El padre, lanzándose a los pies de Jesús,
ruega con lágrimas en los ojos y heridas abiertas en el corazón, que tenga
misericordia, no solo de su hijo, el cual la necesita más que nadie, sino que
la tenga también con él. Toda una vida padeciendo y afligiéndose a causa del
mal de su hijo, toda una existencia llorando, sin dormir, siempre velando
porque no muriese o se hiriese de gravedad. Ese es mi territorio: el
sufrimiento y la violencia. Y ahora, con esa plegaria emotiva, querían
desterrarme de él. Ya sabía yo que Jesús no podría negarse a echar una mano a
esta familia, mi reino adorado de caos y pecado, y en ese preciso instante supe
que mis horas estaban contadas. Redoblando mis esfuerzos por mantenerme firme
ante lo que se avecinaba, seguía haciendo patalear a mi muchacho, entre el
polvo y las miradas atemorizadas de la gente. Lo que había faltado a la hora de
expulsarme de mi hogar era la fe. No era la fe de los discípulos la que me
echaría de mi casa humana. Solo la fe de un padre que confiase, aunque fuera un
poco, en Jesús y su poder y gracia, lograría acabar con mi permanencia en el
cuerpo del muchacho. Por eso lo que dijo Jesús al padre me hizo temblar de
veras. Jesús insta al padre a que si puede creer, lo imposible dejará paso a lo
posible. Le está dando la oportunidad al padre de la criatura de que confíe en
él para que su hijo sea restaurado y purificado de todo mal, es decir, de mi
presencia maléfica.
Lo que durante tantos años nadie había
conseguido, estaba a punto de acontecer. El padre, armándose de todo el valor
que pudo reunir, y de toda la fe que pudo exprimir de su alma desangelada,
pronunció las palabras que nunca creí que fuese a escuchar: “Creo; ayuda mi
incredulidad.” Era el fin para mí. No lo era porque el padre ofreciese una
cantidad descomunal y formidable de fe en ese mismo momento. Era mi final
porque esta declaración sincera de necesidad, humildad y dependencia de Jesús,
abría de par en par el derramamiento abundante de la gracia y la misericordia
de Dios sobre la vida del muchacho. ¡Qué terribles palabras tuvo que decir el padre!

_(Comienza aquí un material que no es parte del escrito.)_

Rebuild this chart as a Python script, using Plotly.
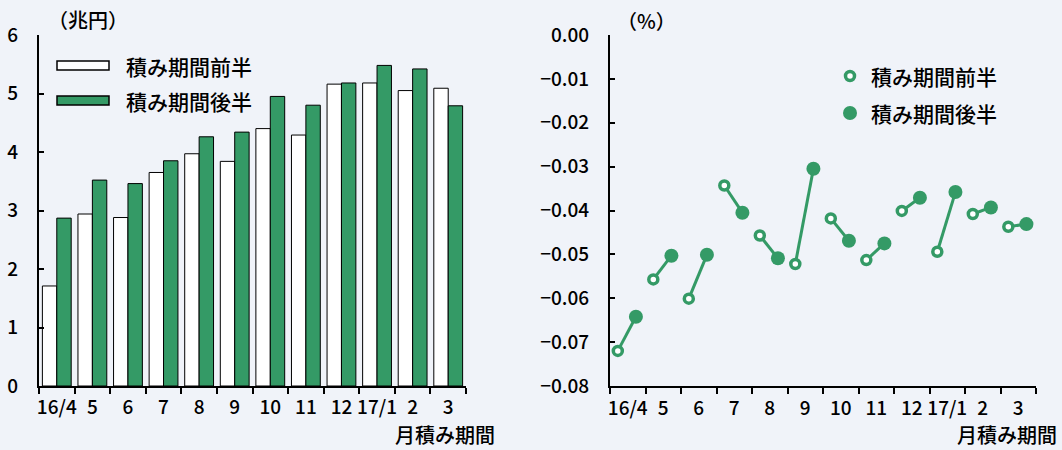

¡Estaba completamente perdido! Nada podía hacer por evitar lo inevitable.
Cuando Jesús observó como la gente se arremolinaba a su alrededor esperando un
acto puro y milagroso del poder de lo alto, su voz taladró mi ser hasta límites
inimaginables. Su reprensión me inmovilizó, dejándome indefenso ante sus
órdenes. Toda resistencia era inútil. Solo podía bramar y gemir a causa del
dolor que me estaba infligiendo su autoridad desatada y su palabra potente. En
mi último adiós al muchacho que tan bien me había servido en mis propósitos, le
provoqué una gran descarga de adrenalina que su cuerpo, cansado y marchito,
débil y sometido a demasiada presión, se desplomó inerme, casi sin vida. Yo
tuve que marcharme con cajas destempladas, con el rabo entre las piernas,
desterrado de por vida de este chico al cual nunca jamás volvería a atormentar.
Alejándome, en la distancia espiritual
invisible que está vedada de momento a la vista del ser humano, pude ver como
la mano de Jesús, firme y solícita, levantaba a un muchacho totalmente
cambiado, renovado y sanado. Su libertad fue mi condena, y su salvación mi
fracaso. La fe de un padre, unida al poder de Jesús, había destruido mis deseos
de proseguir con mi obra de destrucción, engaño y desconcierto entre los seres
humanos. Ahora debía ser un vagabundo más del ejército de mi señor Satanás, a
la espera de ser juzgado y castigado por mis malvados y voluntarios actos de
servicio demoníacos. Solo esperaba que muchos seres humanos hicieran caso omiso
de las palabras y hechos tanto de Jesús como de sus discípulos sobre la faz de
la tierra. Ya hemos sido vencidos, pero nos llevaremos con nosotros al mayor
número de seres humanos posible, sobre todo a aquellos que no se han decidido
por creer y confiar en Cristo, nuestro más odiado y temido adversario.